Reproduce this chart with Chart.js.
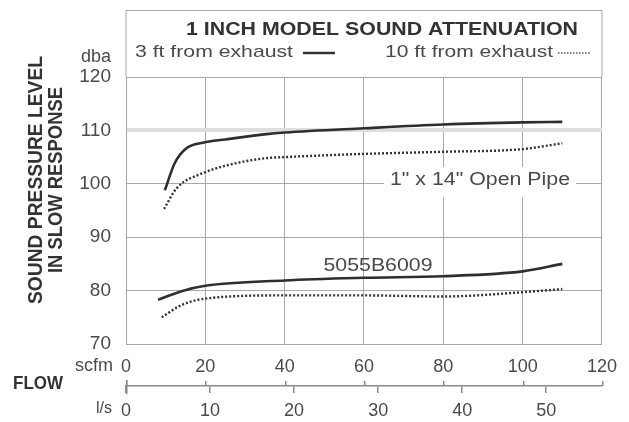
<!DOCTYPE html>
<html>
<head>
<meta charset="utf-8">
<script src="https://cdn.jsdelivr.net/npm/chart.js@4.4.1/dist/chart.umd.min.js"></script>
<style>
  html, body { margin: 0; padding: 0; background: #fff; }
  #wrap { width: 629px; height: 422px; }
</style>
</head>
<body>
<div id="wrap"><canvas id="c" width="629" height="422"></canvas></div>
<script>
// Valores (scfm x dba)
const openPipe3ftX = [9.8, 12.3, 15.3, 19.4, 25, 35.4, 40, 60, 80, 100, 110];
const openPipe3ftY = [98.8, 103.9, 106.7, 107.7, 108.3, 109.3, 109.6, 110.4, 111.1, 111.5, 111.6];
const openPipe10ftX = [9.6, 12.8, 19.4, 28, 35.4, 40, 60, 80, 100, 110];
const openPipe10ftY = [95.3, 99.2, 102.0, 103.9, 104.8, 105.0, 105.6, 106.0, 106.5, 107.6];
const muffler3ftX = [8.1, 14, 20, 40, 60, 80, 100, 110];
const muffler3ftY = [78.3, 79.9, 80.9, 81.9, 82.4, 82.7, 83.6, 85.0];
const muffler10ftX = [9, 14, 20, 40, 60, 80, 100, 110];
const muffler10ftY = [75.0, 77.3, 78.5, 79.1, 79.1, 78.9, 79.7, 80.3];

const scfmTicks = [0, 20, 40, 60, 80, 100, 120];
const lsTicks = [0, 10, 20, 30, 40, 50];
const SCFM_PER_LS = 2.1189;

const textColor = '#4a4a4a';
const gridColor = '#a8a8a8';
const axisColor = '#8a8a8a';
const FONT = '"Liberation Sans", Arial, sans-serif';

function pts(xs, ys) {
  return xs.map((x, i) => ({ x: x, y: ys[i] }));
}

// escreve texto esticado/comprimido para uma largura alvo
function fitText(ctx, text, x, y, width, align) {
  const w = ctx.measureText(text).width;
  const s = width / w;
  ctx.save();
  ctx.translate(x, y);
  ctx.scale(s, 1);
  ctx.textAlign = align || 'left';
  ctx.fillText(text, 0, 0);
  ctx.restore();
}

function seg(ctx, x1, y1, x2, y2) {
  ctx.beginPath();
  ctx.moveTo(x1, y1);
  ctx.lineTo(x2, y2);
  ctx.stroke();
}

// marcas de scfm acima da linha do eixo de vazão (eixo l/s = x2)
const eixoVazao = {
  id: 'eixoVazao',
  afterDraw(chart) {
    const ctx = chart.ctx;
    const xs = chart.scales.x;
    const x2 = chart.scales.x2;
    const ly = Math.round(x2.top);
    ctx.save();
    ctx.fillStyle = axisColor;
    ctx.fillRect(Math.round(chart.chartArea.left), ly - 6, 1.5, 14);
    scfmTicks.forEach(v => {
      ctx.fillRect(Math.round(xs.getPixelForValue(v)), ly - 5, 1.5, 5);
    });
    ctx.restore();
  }
};

const decoracao = {
  id: 'decoracao',
  beforeDatasetsDraw(chart) {
    // fundo branco atrás do rótulo "Open Pipe" (corta a grade)
    const ctx = chart.ctx;
    ctx.save();
    ctx.fillStyle = '#fff';
    ctx.fillRect(384, 167, 192, 30);
    ctx.restore();
  },
  afterDraw(chart) {
    const ctx = chart.ctx;
    const a = chart.chartArea;
    ctx.save();
    // caixa do cabeçalho
    ctx.strokeStyle = gridColor;
    ctx.lineWidth = 1;
    ctx.beginPath();
    ctx.moveTo(a.left, a.top);
    ctx.lineTo(a.left, 10.5);
    ctx.lineTo(a.right, 10.5);
    ctx.lineTo(a.right, a.top);
    ctx.stroke();

    ctx.fillStyle = '#333';
    ctx.textBaseline = 'middle';
    ctx.font = 'bold 19px ' + FONT;
    fitText(ctx, '1 INCH MODEL SOUND ATTENUATION', 186, 30, 392);

    ctx.fillStyle = textColor;
    ctx.font = '17px ' + FONT;
    fitText(ctx, '3 ft from exhaust', 135, 52, 158);
    fitText(ctx, '10 ft from exhaust', 385, 52, 168);
    ctx.strokeStyle = '#333';
    ctx.lineWidth = 2.5;
    seg(ctx, 303, 53, 335, 53);
    ctx.strokeStyle = '#555';
    ctx.setLineDash([1.5, 1.5]);
    ctx.lineWidth = 1.6;
    seg(ctx, 558, 53, 590, 53);
    ctx.setLineDash([]);

    // título do eixo y
    ctx.fillStyle = '#333';
    ctx.font = 'bold 20px ' + FONT;
    ctx.save();
    ctx.translate(36, 180);
    ctx.rotate(-Math.PI / 2);
    fitText(ctx, 'SOUND PRESSURE LEVEL', 0, 0, 248, 'center');
    fitText(ctx, 'IN SLOW RESPONSE', 0, 20, 186, 'center');
    ctx.restore();

    // unidades
    ctx.fillStyle = textColor;
    ctx.font = '18px ' + FONT;
    ctx.textAlign = 'right';
    ctx.fillText('dba', 111, 57);
    ctx.fillText('scfm', 113, 366);
    ctx.font = '16px ' + FONT;
    ctx.fillText('l/s', 112, 409);
    ctx.fillStyle = '#333';
    ctx.font = 'bold 18px ' + FONT;
    fitText(ctx, 'FLOW', 13, 384, 50);

    // rótulos das curvas
    ctx.fillStyle = textColor;
    ctx.font = '18px ' + FONT;
    fitText(ctx, '1" x 14" Open Pipe', 480, 180, 180, 'center');
    fitText(ctx, '5055B6009', 378, 266, 109, 'center');
    ctx.restore();
  }
};

const linha = (label, data, dash) => ({
  label: label,
  data: data,
  xAxisID: 'x',
  borderColor: dash ? '#333' : '#2e2e2e',
  borderWidth: dash ? 2.4 : 2.6,
  borderDash: dash ? [2, 2] : [],
  pointRadius: 0,
  cubicInterpolationMode: 'monotone',
  fill: false
});

new Chart(document.getElementById('c'), {
  type: 'line',
  data: {
    datasets: [
      linha('Open pipe 3 ft', pts(openPipe3ftX, openPipe3ftY), false),
      linha('Open pipe 10 ft', pts(openPipe10ftX, openPipe10ftY), true),
      linha('5055B6009 3 ft', pts(muffler3ftX, muffler3ftY), false),
      linha('5055B6009 10 ft', pts(muffler10ftX, muffler10ftY), true)
    ]
  },
  options: {
    responsive: false,
    animation: false,
    layout: { padding: { left: 0, top: 77, right: 26, bottom: 0 } },
    plugins: { legend: { display: false }, tooltip: { enabled: false } },
    scales: {
      x: {
        type: 'linear',
        position: 'bottom',
        weight: 0,
        min: 0,
        max: 120,
        afterFit(scale) { scale.height = 42; },
        afterBuildTicks(scale) { scale.ticks = scfmTicks.map(v => ({ value: v })); },
        grid: { color: gridColor, drawTicks: false },
        border: { color: gridColor },
        ticks: { color: textColor, font: { family: FONT, size: 18 }, padding: 12, maxRotation: 0 }
      },
      x2: {
        type: 'linear',
        position: 'bottom',
        weight: 1,
        min: 0,
        max: 120 / SCFM_PER_LS,
        afterFit(scale) { scale.height = 36; },
        afterBuildTicks(scale) { scale.ticks = lsTicks.map(v => ({ value: v })); },
        grid: { drawOnChartArea: false, drawTicks: true, tickLength: 7, color: axisColor, lineWidth: 1.5 },
        border: { display: true, color: axisColor, width: 1.5 },
        ticks: { color: textColor, font: { family: FONT, size: 18 }, padding: 7, maxRotation: 0 }
      },
      y: {
        min: 70,
        max: 120,
        afterFit(scale) { scale.width = 126; },
        ticks: { stepSize: 10, color: textColor, font: { family: FONT, size: 19 }, padding: 15 },
        grid: {
          drawTicks: false,
          color: c => c.tick && c.tick.value === 110 ? '#dedede' : gridColor,
          lineWidth: c => c.tick && c.tick.value === 110 ? 4 : 1
        },
        border: { color: gridColor }
      }
    }
  },
  plugins: [eixoVazao, decoracao]
});
</script>
</body>
</html>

_ _ _ _ _

* **Written task**: Restate the data word for word from its first line through the line with "78.9, 79.7, 80.3];", leaving out any picture along the way.

* **The solution**:
Reproduce this chart with Chart.js.
<!DOCTYPE html>
<html>
<head>
<meta charset="utf-8">
<script src="https://cdn.jsdelivr.net/npm/chart.js@4.4.1/dist/chart.umd.min.js"></script>
<style>
  html, body { margin: 0; padding: 0; background: #fff; }
  #wrap { width: 629px; height: 422px; }
</style>
</head>
<body>
<div id="wrap"><canvas id="c" width="629" height="422"></canvas></div>
<script>
// Valores (scfm x dba)
const openPipe3ftX = [9.8, 12.3, 15.3, 19.4, 25, 35.4, 40, 60, 80, 100, 110];
const openPipe3ftY = [98.8, 103.9, 106.7, 107.7, 108.3, 109.3, 109.6, 110.4, 111.1, 111.5, 111.6];
const openPipe10ftX = [9.6, 12.8, 19.4, 28, 35.4, 40, 60, 80, 100, 110];
const openPipe10ftY = [95.3, 99.2, 102.0, 103.9, 104.8, 105.0, 105.6, 106.0, 106.5, 107.6];
const muffler3ftX = [8.1, 14, 20, 40, 60, 80, 100, 110];
const muffler3ftY = [78.3, 79.9, 80.9, 81.9, 82.4, 82.7, 83.6, 85.0];
const muffler10ftX = [9, 14, 20, 40, 60, 80, 100, 110];
const muffler10ftY = [75.0, 77.3, 78.5, 79.1, 79.1, 78.9, 79.7, 80.3];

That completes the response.